Poche piogge sulla parte meridionale dell'Isola
Appena una settimana fa provavano a reggere il gioco della Protezione civile, con apologie della prudenza. Ora, alla settima giornata da «codice rosso» in poco più di due settimane, i sindaci alzano la voce: non si può scaricare sui Comuni la responsabilità di paralizzare la vita di città e paesi. Ancora di più se il meteo previsto è solo un lontano parente di quello pronosticato nel bollettino d'allerta.
Come ieri: su Cagliaritano, Sulcis e Oristanese era attesa una bomba d'acqua, sono arrivate solo poche gocce di pioggia. E i primi cittadini, che hanno dovuto incassare in silenzio le lamentele per la chiusura degli istituti scolastici nonostante ci fosse il sole, ora chiedono alla Regione di migliorare il coordinamento: dalle amministrazioni dell'area vasta di Cagliari arriva la richiesta di un incontro con governatore, assessore all'Ambiente e vertici della Protezione civile.
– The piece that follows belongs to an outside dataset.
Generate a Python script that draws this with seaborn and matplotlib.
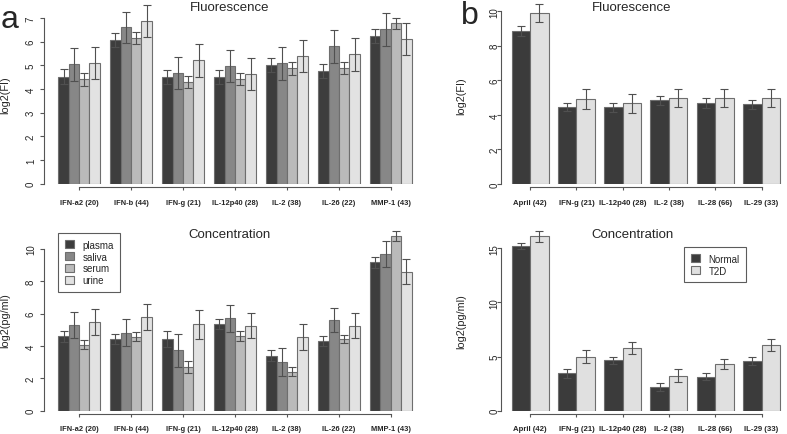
import numpy as np
import pandas as pd
import matplotlib
matplotlib.use("Agg")
import matplotlib.pyplot as plt
import seaborn as sns

# Panel a: cytokines measured in four fluids
cyto_a = ["IFN-a2 (20)", "IFN-b (44)", "IFN-g (21)", "IL-12p40 (28)",
          "IL-2 (38)", "IL-26 (22)", "MMP-1 (43)"]
fluids = ["plasma", "saliva", "serum", "urine"]

fl_a = {
    "plasma": [4.52, 6.06, 4.51, 4.51, 5.01, 4.75, 6.24],
    "saliva": [5.04, 6.61, 4.68, 4.97, 5.08, 5.80, 6.52],
    "serum":  [4.41, 6.14, 4.28, 4.42, 4.88, 4.88, 6.78],
    "urine":  [5.09, 6.87, 5.21, 4.63, 5.38, 5.47, 6.10],
}
fl_a_se = {
    "plasma": [0.31, 0.30, 0.30, 0.31, 0.31, 0.30, 0.31],
    "saliva": [0.69, 0.66, 0.69, 0.66, 0.69, 0.70, 0.69],
    "serum":  [0.27, 0.25, 0.25, 0.24, 0.27, 0.25, 0.24],
    "urine":  [0.68, 0.69, 0.70, 0.69, 0.68, 0.69, 0.68],
}
conc_a = {
    "plasma": [4.60, 4.41, 4.45, 5.36, 3.40, 4.29, 9.18],
    "saliva": [5.30, 4.83, 3.73, 5.71, 2.99, 5.63, 9.69],
    "serum":  [4.08, 4.58, 2.68, 4.64, 2.42, 4.43, 10.80],
    "urine":  [5.48, 5.80, 5.34, 5.26, 4.57, 5.26, 8.60],
}
conc_a_se = {
    "plasma": [0.33, 0.31, 0.50, 0.31, 0.35, 0.31, 0.34],
    "saliva": [0.80, 0.82, 1.03, 0.82, 0.86, 0.74, 0.82],
    "serum":  [0.29, 0.28, 0.37, 0.30, 0.29, 0.23, 0.33],
    "urine":  [0.79, 0.78, 0.88, 0.76, 0.80, 0.78, 0.78],
}

# Panel b: normal vs T2D
cyto_b = ["April (42)", "IFN-g (21)", "IL-12p40 (28)", "IL-2 (38)",
          "IL-28 (66)", "IL-29 (33)"]
groups_b = ["Normal", "T2D"]

fl_b = {
    "Normal": [8.84, 4.48, 4.44, 4.85, 4.67, 4.61],
    "T2D":    [9.88, 4.92, 4.67, 4.98, 4.98, 4.96],
}
fl_b_se = {
    "Normal": [0.29, 0.23, 0.27, 0.27, 0.29, 0.27],
    "T2D":    [0.52, 0.56, 0.56, 0.54, 0.54, 0.52],
}
conc_b = {
    "Normal": [15.24, 3.45, 4.65, 2.16, 3.14, 4.59],
    "T2D":    [16.11, 4.99, 5.79, 3.23, 4.31, 6.04],
}
conc_b_se = {
    "Normal": [0.28, 0.40, 0.34, 0.37, 0.31, 0.40],
    "T2D":    [0.52, 0.61, 0.52, 0.59, 0.49, 0.55],
}

pal_a = {"plasma": "#3d3d3d", "saliva": "#878787",
         "serum": "#bababa", "urine": "#e2e2e2"}
pal_b = {"Normal": "#3b3b3b", "T2D": "#e0e0e0"}

sns.set_theme(style="ticks")
plt.rcParams["font.family"] = ["Liberation Sans", "DejaVu Sans"]

W, H = 787, 435
fig = plt.figure(figsize=(W / 100, H / 100), dpi=100)


def px_axes(left, bottom, width, height):
    # pixel box (from top-left) -> figure fraction
    return fig.add_axes([left / W, 1 - bottom / H, width / W, height / H])


def to_long(cats, hues, vals):
    rows = []
    for h in hues:
        for c, v in zip(cats, vals[h]):
            rows.append({"cytokine": c, "group": h, "value": v})
    return pd.DataFrame(rows)


def draw(ax, cats, hues, vals, errs, pal, xlim, ylim, yticks, ylab_pad,
         xfs, xpad):
    df = to_long(cats, hues, vals)
    sns.barplot(data=df, x="cytokine", y="value", hue="group",
                order=cats, hue_order=hues, palette=pal,
                edgecolor="#6e6e6e", linewidth=0.8, errorbar=None,
                legend=False, ax=ax)
    bars = list(ax.containers)
    for h, cont in zip(hues, bars):
        xs = [b.get_x() + b.get_width() / 2 for b in cont]
        ys = [b.get_height() for b in cont]
        ax.errorbar(xs, ys, yerr=errs[h], fmt="none", ecolor="#505050",
                    elinewidth=0.8, capsize=3, capthick=0.8)
    ax.set_xlim(*xlim)
    ax.set_ylim(*ylim)
    ax.set_yticks(yticks)
    ax.set_xlabel("")
    ax.set_ylabel("")
    for s in ["top", "right"]:
        ax.spines[s].set_visible(False)
    ax.spines["left"].set_bounds(yticks[0], yticks[-1])
    ax.spines["bottom"].set_bounds(0, len(cats) - 1)
    ax.spines["bottom"].set_position(("outward", 2.5))
    for s in ["left", "bottom"]:
        ax.spines[s].set_color("#555555")
        ax.spines[s].set_linewidth(0.8)
    ax.tick_params(axis="y", labelrotation=90, labelsize=7, length=3,
                   width=0.8, color="#555555", pad=ylab_pad)
    ax.tick_params(axis="x", labelsize=xfs, length=2.5, width=0.8,
                   color="#555555", pad=xpad)
    for t in ax.get_yticklabels():
        t.set_va("center")
    for t in ax.get_xticklabels():
        t.set_fontweight("bold")
    ax.patch.set_alpha(0)
    return bars


ax1 = px_axes(43.5, 184.7, 382.2, 181.1)
draw(ax1, cyto_a, fluids, fl_a, fl_a_se, pal_a, (-0.685, 6.67), (0, 7.65),
     list(range(0, 8)), 2.5, 5.4, 6)

ax2 = px_axes(43.5, 411.7, 382.2, 182.7)
bars2 = draw(ax2, cyto_a, fluids, conc_a, conc_a_se, pal_a, (-0.685, 6.67),
             (0, 11.3), [0, 2, 4, 6, 8, 10], 2.5, 5.4, 5)

ax3 = px_axes(501, 185, 286, 183.2)
draw(ax3, cyto_b, groups_b, fl_b, fl_b_se, pal_b, (-0.631, 5.551),
     (0, 10.6), [0, 2, 4, 6, 8, 10], -2, 5.6, 6)

ax4 = px_axes(501, 411.7, 286, 181.8)
bars4 = draw(ax4, cyto_b, groups_b, conc_b, conc_b_se, pal_b,
             (-0.631, 5.551), (0, 16.8), [0, 5, 10, 15], -2, 5.6, 5)

leg_kw = dict(fontsize=7, frameon=True, fancybox=False, handlelength=0.9,
              handleheight=0.9, handletextpad=0.9, borderpad=0.7,
              labelspacing=0.18, borderaxespad=0, loc="upper left")
lg = fig.legend([b[0] for b in bars2], fluids,
                bbox_to_anchor=(58 / W, 1 - 234 / H), **leg_kw)
lg.get_frame().set_edgecolor("#333333")
lg.get_frame().set_linewidth(0.8)
lg2 = fig.legend([b[0] for b in bars4], groups_b,
                 bbox_to_anchor=(684 / W, 1 - 248 / H), **leg_kw)
lg2.get_frame().set_edgecolor("#333333")
lg2.get_frame().set_linewidth(0.8)


def ftext(x, y, s, **kw):
    fig.text(x / W, 1 - y / H, s, **kw)


ftext(229.5, 10.7, "Fluorescence", ha="center", va="baseline", fontsize=9.5)
ftext(632, 10.7, "Fluorescence", ha="center", va="baseline", fontsize=9.5)
ftext(229.6, 237.7, "Concentration", ha="center", va="baseline", fontsize=9.5)
ftext(632.7, 238, "Concentration", ha="center", va="baseline", fontsize=9.5)

ftext(5.5, 95.6, "log2(FI)", ha="center", va="center", rotation=90, fontsize=7.8)
ftext(5.5, 321, "log2(pg/ml)", ha="center", va="center", rotation=90, fontsize=7.8)
ftext(461.7, 96.5, "log2(FI)", ha="center", va="center", rotation=90, fontsize=7.8)
ftext(461.7, 322, "log2(pg/ml)", ha="center", va="center", rotation=90, fontsize=7.8)

ftext(1.0, 28.3, "a", ha="left", va="baseline", fontsize=23)
ftext(461, 24, "b", ha="left", va="baseline", fontsize=23)

fig.savefig("out.png", dpi=100, facecolor="white")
I SINDACI «È indispensabile che il sistema venga migliorato: d'accordo sulla massima precauzione, ma quando l'allerta riguarda tutta la Sardegna non possono essere i sindaci ad adottare 377 ordinanze», dice il sindaco di Cagliari Massimo Zedda. «Non mi fa piacere scoprire che, dopo aver chiuso scuole, uffici, mercati e aver interrotto manifestazioni a causa di un'allerta per pioggia i cittadini rischino, invece, l'insolazione al Poetto». Il sospetto è che dietro i bollettini si nasconda il più classico degli scaricabarile: si lancia l'allarme per evitare di essere chiamati in causa in caso di disastri, come è successo non più tardi di due anni fa.
In teoria, proprio per migliorare la previsione del rischio idrogeologico, dal primo gennaio del 2015 in Sardegna è operativo il Centro funzionale decentrato della Protezione civile. In questi primi dieci mesi le giornate in cui è stata dichiarata una «criticità elevata», cioè l'allerta massima, sono state otto in tutto. Quattro a ottobre, tre a settembre, una a marzo (limitata al versante orientale dell'Isola). Nel 2014 non c'è stato nessun codice rosso. Nel 2013 sono stati quattro, nel 2012 due.
«PRASSI SBAGLIATA» «Questa prassi serve solo a garantire chi gli allarmi li dichiara e a scaricare su altri le responsabilità. Un po' come fanno alcuni medici, che prescrivono farmaci e analisi non perché ritengano che servano realmente, ma solo per evitare che domani qualcuno li accusi di non averlo fatto», attacca da Castelsardo Franco Cuccureddu.
Il collega di Assemini Mario Puddu - nonostante il suo Comune sia stato uno dei pochi del Cagliaritano in cui si siano registrati disagi - annuncia: «La prossima volta difficilmente chiuderò le scuole. Questa volta l'ho fatto solo per non rimanere una mosca bianca. Il maltempo deve essere affrontato col buonsenso: nessuna norma impone ai sindaci di chiudere le scuole di fronte a un codice rosso, è solo una prassi che si sta affermando ultimamente». Forse anche per placare i malumori, l'assessore all'Ambiente Donatella Spano, nel comunicare la fine della «criticità rossa», ha elogiato il lavoro di tutta la “macchina” della prevenzione: «Ottima risposta di sindaci e cittadini: questo dimostra una crescita del sistema di Protezione civile».